Thursday, June 07, 2007

The pope who should not be saint

In the Vatican's latest attempt to save Pope Pius XII from ignominy as the pope who failed to speak out against the Holocaust, Tarcisio Bertone, the Vatican Secretary of State, has called Pius the victim of a "black legend" of "of Soviet and communist origin." (A "black legend" refers to exaggerated tales of the exploits of the Spanish conquistadores; one wonders how they could have made the real thing any more lurid. I also wonder if Bertone knows how, um, well, not politically correct that sounds in English.)

Bertone went on to refer to Pius as "righteous among the nations," a term some Jewish organizations use to refer to non-Jews who aided those fleeing the Nazis. (I'm sure that went over well. That's probably not a term Christians should be giving other.) Bertone was speaking at the release of a new book on Pius XII, rivetingly titled Pius XII, Eugenio Pacelli, a Man on the Throne of Peter, according to the European Jewish Press. The book comes on the heels of a report on Pius' virtues, which has been sent to the pope as part of the process of Pius' beatification. Let us hope that it sits there for a long time, along with the promised restoration of the Tridentine liturgy.

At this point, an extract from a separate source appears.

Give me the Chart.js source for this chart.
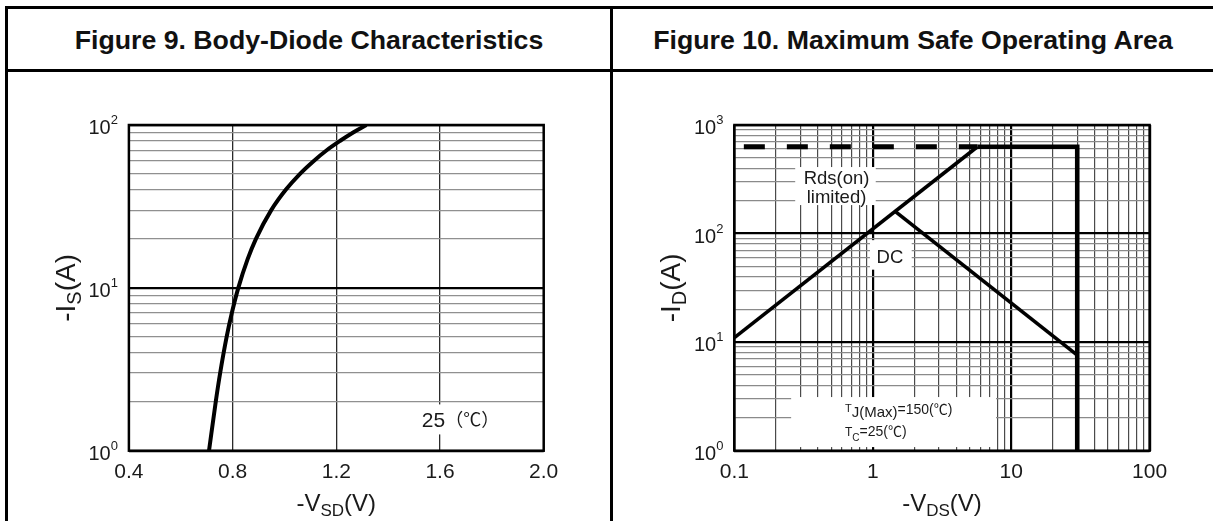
<!DOCTYPE html>
<html>
<head>
<meta charset="utf-8">
<script src="https://cdn.jsdelivr.net/npm/chart.js@4.4.1/dist/chart.umd.min.js"></script>
<style>
  html, body { margin: 0; padding: 0; background: #fff; width: 1213px; height: 521px; overflow: hidden; }
  .rule { position: absolute; background: #000; }
  .head {
    position: absolute; top: 20px; height: 40px; line-height: 40px; text-align: center;
    font-family: "Liberation Sans", Arial, sans-serif; font-weight: bold; font-size: 26.7px; color: #111;
  }
  canvas { position: absolute; left: 0; top: 0; }
</style>
</head>
<body>
<div class="rule" style="left:5px;top:6px;width:1208px;height:3px"></div>
<div class="rule" style="left:5px;top:6px;width:3px;height:515px"></div>
<div class="rule" style="left:5px;top:69px;width:1208px;height:3px"></div>
<div class="rule" style="left:610px;top:6px;width:3px;height:515px"></div>
<div class="head" style="left:8px;width:602px">Figure 9. Body-Diode Characteristics</div>
<div class="head" style="left:613px;width:600px">Figure 10. Maximum Safe Operating Area</div>
<canvas id="diode" width="1213" height="521"></canvas>
<canvas id="soa" width="1213" height="521"></canvas>

<script>
const FONT = '"Liberation Sans", Arial, sans-serif';
const CJK = '"Noto Sans CJK SC", sans-serif';

// Figure 9: body diode, -Vsd (V) vs -Is (A)
const diodeV = [0.709, 0.735, 0.752, 0.777, 0.797, 0.822, 0.858, 0.890, 0.949, 1.005, 1.059, 1.112, 1.163, 1.215, 1.265, 1.316];
const diodeI = [1, 2, 3, 5, 7, 10, 15, 20, 30, 40, 50, 60, 70, 80, 90, 100];
const diodeXTicks = [0.4, 0.8, 1.2, 1.6, 2.0];
const diodeXLabels = ["0.4", "0.8", "1.2", "1.6", "2.0"];
const diodeDecades = [1, 10, 100];
const diodeExps = ["0", "1", "2"];

// Figure 10: safe operating area, -Vds (V) vs -Id (A)
const rdsV = [0.1, 5.7];
const rdsI = [11, 630];
const rdsDashV = [0.117, 5.7];
const rdsDashI = [630, 630];
const limitV = [5.7, 30, 30];
const limitI = [630, 630, 1];
const dcV = [1.45, 30];
const dcI = [160, 7.6];
const soaXDecades = [0.1, 1, 10, 100];
const soaXLabels = ["0.1", "1", "10", "100"];
const soaDecades = [1, 10, 100, 1000];
const soaExps = ["0", "1", "2", "3"];

const pts = (xs, ys) => xs.map((x, i) => ({ x, y: ys[i] }));

// 1..9 x 10^n grid ticks between two decades
function logTicks(lo, hi) {
  const out = [];
  for (let d = lo; d < hi; d *= 10) {
    for (let k = 1; k < 10; k++) out.push({ value: +(k * d).toPrecision(3), major: k === 1 });
  }
  out.push({ value: hi, major: true });
  return out;
}

// draw a row of text pieces: [text, size, dy, font]
function drawRuns(ctx, runs, x, y, align) {
  let w = 0;
  runs.forEach(r => { ctx.font = r[1] + "px " + (r[3] || FONT); w += ctx.measureText(r[0]).width; });
  let cx = align === "center" ? x - w / 2 : align === "right" ? x - w : x;
  ctx.textAlign = "left";
  ctx.textBaseline = "alphabetic";
  runs.forEach(r => {
    ctx.font = r[1] + "px " + (r[3] || FONT);
    ctx.fillText(r[0], cx, y + (r[2] || 0));
    cx += ctx.measureText(r[0]).width;
  });
  return w;
}

function figurePlugin(cfg) {
  return {
    id: "figure",
    beforeDatasetsDraw(chart) {
      chart.ctx.save();
      cfg.notes(chart, chart.ctx);
      chart.ctx.restore();
    },
    afterDatasetsDraw(chart) {
      const { ctx, chartArea: a, scales: { x, y } } = chart;
      ctx.save();
      ctx.strokeStyle = "#000";
      ctx.lineWidth = 2.5;
      ctx.strokeRect(a.left, a.top, a.right - a.left, a.bottom - a.top);

      ctx.fillStyle = "#1a1a1a";
      ctx.font = "21px " + FONT;
      ctx.textAlign = "center";
      cfg.xTicks.forEach((v, i) => ctx.fillText(cfg.xLabels[i], x.getPixelForValue(v), a.bottom + 27));

      cfg.yDecades.forEach((v, i) => {
        const py = y.getPixelForValue(v);
        ctx.textAlign = "right";
        ctx.font = "13px " + FONT;
        const ew = ctx.measureText(cfg.yExps[i]).width;
        ctx.fillText(cfg.yExps[i], a.left - 11, py - 1);
        ctx.font = "20px " + FONT;
        ctx.fillText("10", a.left - 11 - ew, py + 9);
      });

      drawRuns(ctx, cfg.xTitle, (a.left + a.right) / 2, a.bottom + 60, "center");
      ctx.translate(a.left - 64, (a.top + a.bottom) / 2);
      ctx.rotate(-Math.PI / 2);
      drawRuns(ctx, cfg.yTitle, 0, 10, "center");
      ctx.restore();
    }
  };
}

function gridOpts(minorColor, minorWidth) {
  return {
    drawTicks: false,
    color: c => (c.tick && c.tick.major ? "#000" : minorColor),
    lineWidth: c => (c.tick && c.tick.major ? 2.2 : minorWidth)
  };
}

const base = {
  responsive: false,
  animation: false,
  devicePixelRatio: 1,
  events: [],
  plugins: { legend: { display: false }, tooltip: { enabled: false } }
};

// ---------- Figure 9 ----------
new Chart(document.getElementById("diode"), {
  type: "scatter",
  data: {
    datasets: [{
      data: pts(diodeV, diodeI),
      showLine: true,
      borderColor: "#000",
      borderWidth: 4,
      pointRadius: 0,
      cubicInterpolationMode: "monotone"
    }]
  },
  options: {
    ...base,
    layout: { padding: { left: 128.9, right: 669.3, top: 125, bottom: 70.3 } },
    scales: {
      x: {
        type: "linear", min: 0.4, max: 2.0,
        afterBuildTicks: s => { s.ticks = diodeXTicks.map(v => ({ value: v })); },
        ticks: { display: false },
        grid: { drawTicks: false, color: "#2a2a2a", lineWidth: 1.3 },
        border: { display: false }
      },
      y: {
        type: "logarithmic", min: 1, max: 100,
        afterBuildTicks: s => { s.ticks = logTicks(1, 100); },
        ticks: { display: false },
        grid: gridOpts("#909090", 1.3),
        border: { display: false }
      }
    }
  },
  plugins: [figurePlugin({
    xTicks: diodeXTicks, xLabels: diodeXLabels,
    yDecades: diodeDecades, yExps: diodeExps,
    xTitle: [["-V", 24], ["SD", 17, 5], ["(V)", 24]],
    yTitle: [["-I", 28], ["S", 20, 6], ["(A)", 28]],
    notes(chart, ctx) {
      const { x, y } = chart.scales;
      const px = x.getPixelForValue(1.53), py = y.getPixelForValue(1.39);
      const runs = [["25", 21], ["（℃）", 18, -1, CJK]];
      let w = 0;
      runs.forEach(r => { ctx.font = r[1] + "px " + (r[3] || FONT); w += ctx.measureText(r[0]).width; });
      ctx.fillStyle = "#fff";
      ctx.fillRect(px - 5, py - 23, w + 8, 30);
      ctx.fillStyle = "#1a1a1a";
      drawRuns(ctx, runs, px, py, "left");
    }
  })]
});

// ---------- Figure 10 ----------
const solid = (data, width) => ({
  data, showLine: true, borderColor: "#000", borderWidth: width, pointRadius: 0,
  borderCapStyle: "butt", borderJoinStyle: "miter", tension: 0
});

new Chart(document.getElementById("soa"), {
  type: "scatter",
  data: {
    datasets: [
      solid(pts(rdsV, rdsI), 3.6),
      { ...solid(pts(rdsDashV, rdsDashI), 5), borderDash: [21, 22] },
      solid(pts(limitV, limitI), 4.6),
      solid(pts(dcV, dcI), 3.6)
    ]
  },
  options: {
    ...base,
    layout: { padding: { left: 734.4, right: 63.4, top: 125, bottom: 70.3 } },
    scales: {
      x: {
        type: "logarithmic", min: 0.1, max: 100,
        afterBuildTicks: s => { s.ticks = logTicks(0.1, 100); },
        ticks: { display: false },
        grid: gridOpts("#4a4a4a", 1.2),
        border: { display: false }
      },
      y: {
        type: "logarithmic", min: 1, max: 1000,
        afterBuildTicks: s => { s.ticks = logTicks(1, 1000); },
        ticks: { display: false },
        grid: gridOpts("#8a8a8a", 1.3),
        border: { display: false }
      }
    }
  },
  plugins: [figurePlugin({
    xTicks: soaXDecades, xLabels: soaXLabels,
    yDecades: soaDecades, yExps: soaExps,
    xTitle: [["-V", 24], ["DS", 17, 5], ["(V)", 24]],
    yTitle: [["-I", 28], ["D", 20, 6], ["(A)", 28]],
    notes(chart, ctx) {
      const { x, y } = chart.scales;
      const box = (v0, i0, v1, i1) => {
        const l = x.getPixelForValue(v0), r = x.getPixelForValue(v1);
        const t = y.getPixelForValue(i0), b = y.getPixelForValue(i1);
        ctx.fillStyle = "#fff";
        ctx.fillRect(l, t, r - l, b - t);
      };
      // Rds(on) limited
      box(0.275, 410, 1.05, 183);
      ctx.fillStyle = "#1a1a1a";
      ctx.font = "18.5px " + FONT;
      ctx.textAlign = "center";
      let px = x.getPixelForValue(0.547), py = y.getPixelForValue(325);
      ctx.fillText("Rds(on)", px, py + 6);
      ctx.fillText("limited)", px, py + 25);
      // DC
      box(0.954, 87, 1.91, 46.5);
      ctx.fillStyle = "#1a1a1a";
      ctx.fillText("DC", x.getPixelForValue(1.33), y.getPixelForValue(62) + 7);
      // junction / case temperature
      box(0.257, 3.12, 7.77, 1.08);
      ctx.fillStyle = "#1a1a1a";
      px = x.getPixelForValue(0.63);
      py = y.getPixelForValue(2.2);
      drawRuns(ctx, [["T", 11, -2], ["J(Max)", 15, 3], ["=150(", 14], ["℃", 14, 0, CJK], [")", 14]], px, py, "left");
      drawRuns(ctx, [["T", 12], ["C", 10, 5], ["=25(", 14], ["℃", 14, 0, CJK], [")", 14]], px, py + 22, "left");
    }
  })]
});
</script>
</body>
</html>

It is an incredible puzzle why so many in the Vatican are championing Pius' cause; I hardly think there is any devotion to him, and his war record is at least sketchy. At best he played it safe, and that's hardly heroic sanctity. For that reason, and for the sake of the Catholic-Jewish relationship, he ought not be beatified. (I don't know why we're in such a rush to beatify every pope of the 20th c. anyway.)